Five years on from the implementation of the Australia-US Free Trade Agreement (AUSFTA), Australian exporters are still finding it tough to do business in the United States.

The Australian Industry Group (Ai Group) late last year surveyed exporting companies of various sizes across industries including manufacturing, construction, and food and beverage on the effectiveness of Free Trade Agreements (FTAs), with a particular focus on the US.

It showed that less than half of those exporting to the United States are seeing any direct benefits from AUSFTA. Also, 87 per cent believe the arrangement hasn't improved their access to US government contracts, and three-quarters of exporters reported that AUSFTA isn't effective in creating new export opportunities.

Companies are experiencing similar problems with FTAs in other countries including Chile, Singapore and Thailand and the Closer Economic Agreement (CER) with New Zealand.

"If we consider the amount of government time and effort invested in negotiating FTAs compared with the benefits that Australian companies are gaining from these arrangements, the results are concerning," Ai Group Chief Executive, Heather Ridout said.

"The survey shows that FTAs alone do not motivate companies to seek new export opportunities but do provide some advantages to those already exporting to that market.

"This demonstrates that in an increasingly competitive global market where Australian exporters are carrying the burden of a relatively high Australian dollar, government support programs such as the Export Market Development Grants Scheme are crucial to assisting companies explore the potential of entering new markets.

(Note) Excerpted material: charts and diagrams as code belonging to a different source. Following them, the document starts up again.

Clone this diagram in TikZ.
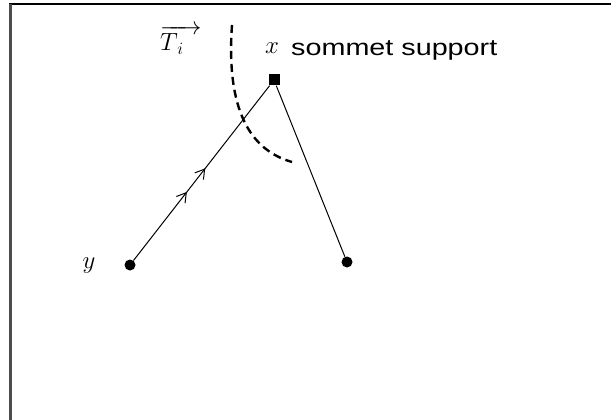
\documentclass[tikz,border=0pt]{standalone}
\usepackage{fontspec}
\setmainfont{Liberation Sans}
\usetikzlibrary{decorations.markings,arrows.meta}
\begin{document}
\begin{tikzpicture}[x=1pt,y=-1pt,
  vertex/.style={circle,fill=black,inner sep=0pt,minimum size=11pt},
  support/.style={rectangle,fill=black,inner sep=0pt,minimum size=11pt},
  edge/.style={line width=1pt},
  flow/.style={edge,postaction={decorate},decoration={markings,
    mark=at position 0.392 with {\arrow{Straight Barb[length=9pt,width=11pt,line width=1pt]}},
    mark=at position 0.527 with {\arrow{Straight Barb[length=9pt,width=11pt,line width=1pt]}}}},
  cut/.style={line width=2.4pt,dash pattern=on 8pt off 5pt},
  lbl/.style={font=\fontsize{23}{27}\selectfont,inner sep=0pt},
  mlbl/.style={font=\fontsize{25}{30}\selectfont,inner sep=0pt}]
\useasboundingbox (0,0) rectangle (611,420);
\fill[white] (0,0) rectangle (611,420);
\draw[line width=2.5pt] (9,4) -- (611,4);
\draw[line width=3pt,black!70] (10,4) -- (10,420);
\node[support] (x) at (274,80) {};
\node[vertex] (y) at (130,265) {};
\node[vertex] (z) at (347,262) {};
\draw[flow] (y) -- (x);
\draw[edge] (x) -- (z);
\draw[cut] (232,25) .. controls (226,110) and (250,150) .. (292,162);
\node[mlbl,anchor=base] (xlab) at (272,54) {$x$};
\node[lbl,anchor=base west] (sup) at (291,56) {\scalebox{1.25}[1]{sommet support}};
\node[mlbl,anchor=base] (ylab) at (89,268) {$y$};
\node[mlbl,anchor=base west] (ti) at (160,51) {$\overrightarrow{T_{\,i}\;\;\,}$};
\end{tikzpicture}
\end{document}
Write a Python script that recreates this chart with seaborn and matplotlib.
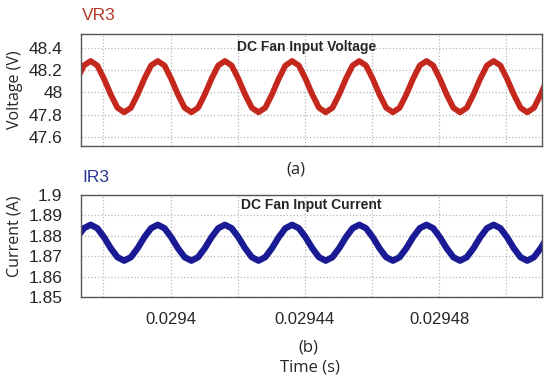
import matplotlib
matplotlib.use("Agg")
import matplotlib.pyplot as plt
import seaborn as sns
import pandas as pd
from matplotlib.ticker import MultipleLocator

# time samples (s)
time_s = [
    0.0293722, 0.0293742, 0.0293762, 0.0293782, 0.0293802, 0.0293822, 0.0293842, 0.0293862,
    0.0293882, 0.0293902, 0.0293922, 0.0293942, 0.0293962, 0.0293982, 0.0294002, 0.0294022,
    0.0294042, 0.0294062, 0.0294082, 0.0294102, 0.0294122, 0.0294142, 0.0294162, 0.0294182,
    0.0294202, 0.0294222, 0.0294242, 0.0294262, 0.0294282, 0.0294302, 0.0294322, 0.0294342,
    0.0294362, 0.0294382, 0.0294402, 0.0294422, 0.0294442, 0.0294462, 0.0294482, 0.0294502,
    0.0294522, 0.0294542, 0.0294562, 0.0294582, 0.0294602, 0.0294622, 0.0294642, 0.0294662,
    0.0294682, 0.0294702, 0.0294722, 0.0294742, 0.0294762, 0.0294782, 0.0294802, 0.0294822,
    0.0294842, 0.0294862, 0.0294882, 0.0294902, 0.0294922, 0.0294942, 0.0294962, 0.0294982,
    0.0295002, 0.0295022, 0.0295042, 0.0295062, 0.0295082, 0.0295102, 0.0295122,
]

# VR3 (V)
voltage = [
    48.12, 48.24,
    48.28, 48.24, 48.12, 47.98, 47.86, 47.82, 47.86, 47.98, 48.12, 48.24,
    48.28, 48.24, 48.12, 47.98, 47.86, 47.82, 47.86, 47.98, 48.12, 48.24,
    48.28, 48.24, 48.12, 47.98, 47.86, 47.82, 47.86, 47.98, 48.12, 48.24,
    48.28, 48.24, 48.12, 47.98, 47.86, 47.82, 47.86, 47.98, 48.12, 48.24,
    48.28, 48.24, 48.12, 47.98, 47.86, 47.82, 47.86, 47.98, 48.12, 48.24,
    48.28, 48.24, 48.12, 47.98, 47.86, 47.82, 47.86, 47.98, 48.12, 48.24,
    48.28, 48.24, 48.12, 47.98, 47.86, 47.82, 47.86, 47.98, 48.12,
]

# IR3 (A)
current = [
    1.8793, 1.8837,
    1.8854, 1.8837, 1.8793, 1.8739, 1.8695, 1.8678, 1.8695, 1.8739, 1.8793, 1.8837,
    1.8854, 1.8837, 1.8793, 1.8739, 1.8695, 1.8678, 1.8695, 1.8739, 1.8793, 1.8837,
    1.8854, 1.8837, 1.8793, 1.8739, 1.8695, 1.8678, 1.8695, 1.8739, 1.8793, 1.8837,
    1.8854, 1.8837, 1.8793, 1.8739, 1.8695, 1.8678, 1.8695, 1.8739, 1.8793, 1.8837,
    1.8854, 1.8837, 1.8793, 1.8739, 1.8695, 1.8678, 1.8695, 1.8739, 1.8793, 1.8837,
    1.8854, 1.8837, 1.8793, 1.8739, 1.8695, 1.8678, 1.8695, 1.8739, 1.8793, 1.8837,
    1.8854, 1.8837, 1.8793, 1.8739, 1.8695, 1.8678, 1.8695, 1.8739, 1.8793,
]

x_ticks = [0.0294, 0.02944, 0.02948]
x_labels = ["0.0294", "0.02944", "0.02948"]
v_ticks = [47.6, 47.8, 48.0, 48.2, 48.4]
v_labels = ["47.6", "47.8", "48", "48.2", "48.4"]
i_ticks = [1.85, 1.86, 1.87, 1.88, 1.89, 1.9]
i_labels = ["1.85", "1.86", "1.87", "1.88", "1.89", "1.9"]

sns.set_style("white")
plt.rcParams["font.family"] = ["Liberation Sans", "DejaVu Sans"]

df = pd.DataFrame({"t": time_s, "v": voltage, "i": current})

fig = plt.figure(figsize=(5.5, 3.81), dpi=100)
ax1 = fig.add_axes([0.1464, 0.6176, 0.8391, 0.2924])
ax2 = fig.add_axes([0.1464, 0.2205, 0.8391, 0.2677])

sns.lineplot(data=df, x="t", y="v", ax=ax1, color="#c4281c", linewidth=4.2)
sns.lineplot(data=df, x="t", y="i", ax=ax2, color="#1a1a94", linewidth=4.6)

xlim = (0.0293732, 0.0295106)
for ax in (ax1, ax2):
    ax.set_xlim(*xlim)
    ax.xaxis.set_minor_locator(MultipleLocator(0.00002))
    ax.set_xticks(x_ticks)
    ax.grid(True, which="both", axis="x", linestyle=":", color="#b8b8b8", linewidth=0.9)
    ax.grid(True, which="major", axis="y", linestyle=":", color="#b8b8b8", linewidth=0.9)
    ax.tick_params(which="both", length=0)
    ax.set_xlabel("")
    for s in ax.spines.values():
        s.set_color("#555555")
        s.set_linewidth(1.0)

ax1.set_xticklabels([])
ax2.set_xticklabels(x_labels, fontsize=12)
ax2.tick_params(axis="x", pad=11)

ax1.set_ylim(47.52, 48.52)
ax1.set_yticks(v_ticks)
ax1.set_yticklabels(v_labels, fontsize=12.5)
ax2.set_ylim(1.85, 1.9)
ax2.set_yticks(i_ticks)
ax2.set_yticklabels(i_labels, fontsize=12.5)
for ax in (ax1, ax2):
    ax.tick_params(axis="y", pad=13)

cal = ["Open Sans", "DejaVu Sans"]
ax1.set_ylabel("Voltage (V)", fontsize=11.5, family=cal)
ax1.yaxis.set_label_coords(-0.125, 0.5)
ax2.set_ylabel("Current (A)", fontsize=11.5, family=cal)
ax2.yaxis.set_label_coords(-0.125, 0.6)

ax1.text(0.489, 0.886, "DC Fan Input Voltage", transform=ax1.transAxes,
         ha="center", va="center", fontsize=10, fontweight="bold")
ax2.text(0.499, 0.9, "DC Fan Input Current", transform=ax2.transAxes,
         ha="center", va="center", fontsize=10, fontweight="bold")

fig.text(82 / 550, 1 - 15 / 381, "VR3", color="#b8382a", fontsize=12.5, ha="left", va="center")
fig.text(82 / 550, 1 - 177 / 381, "IR3", color="#2a3596", fontsize=12.5, ha="left", va="center")
fig.text(296 / 550, 1 - 170 / 381, "(a)", fontsize=12, ha="center", va="center", family=cal)
fig.text(308 / 550, 1 - 347 / 381, "(b)", fontsize=12, ha="center", va="center", family=cal)
fig.text(310 / 550, 1 - 367 / 381, "Time (s)", fontsize=12, ha="center", va="center", family=cal)

fig.savefig("out.png", dpi=100)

Australia is going to increasingly rely on exports to help steer us through the global economic downturn.

"However, our survey results suggest the potential benefits of FTAs are not being fully realised by Australian exporters due to excessive red tape, complex compliance regimes and subtle protectionism. Ai Group supports the principles of expanding free trade and recognises the many potential benefits for companies including the reduction of import duties, improved market opportunities, and under AUSFTA, increased labour mobility. It is how the government can assist companies to better access these opportunities which we want to explore further," Mrs Ridout said.

The survey will contribute to Ai Group's submission to the recently announced Productivity Commission study into the effectiveness of bilateral and regional FTAs.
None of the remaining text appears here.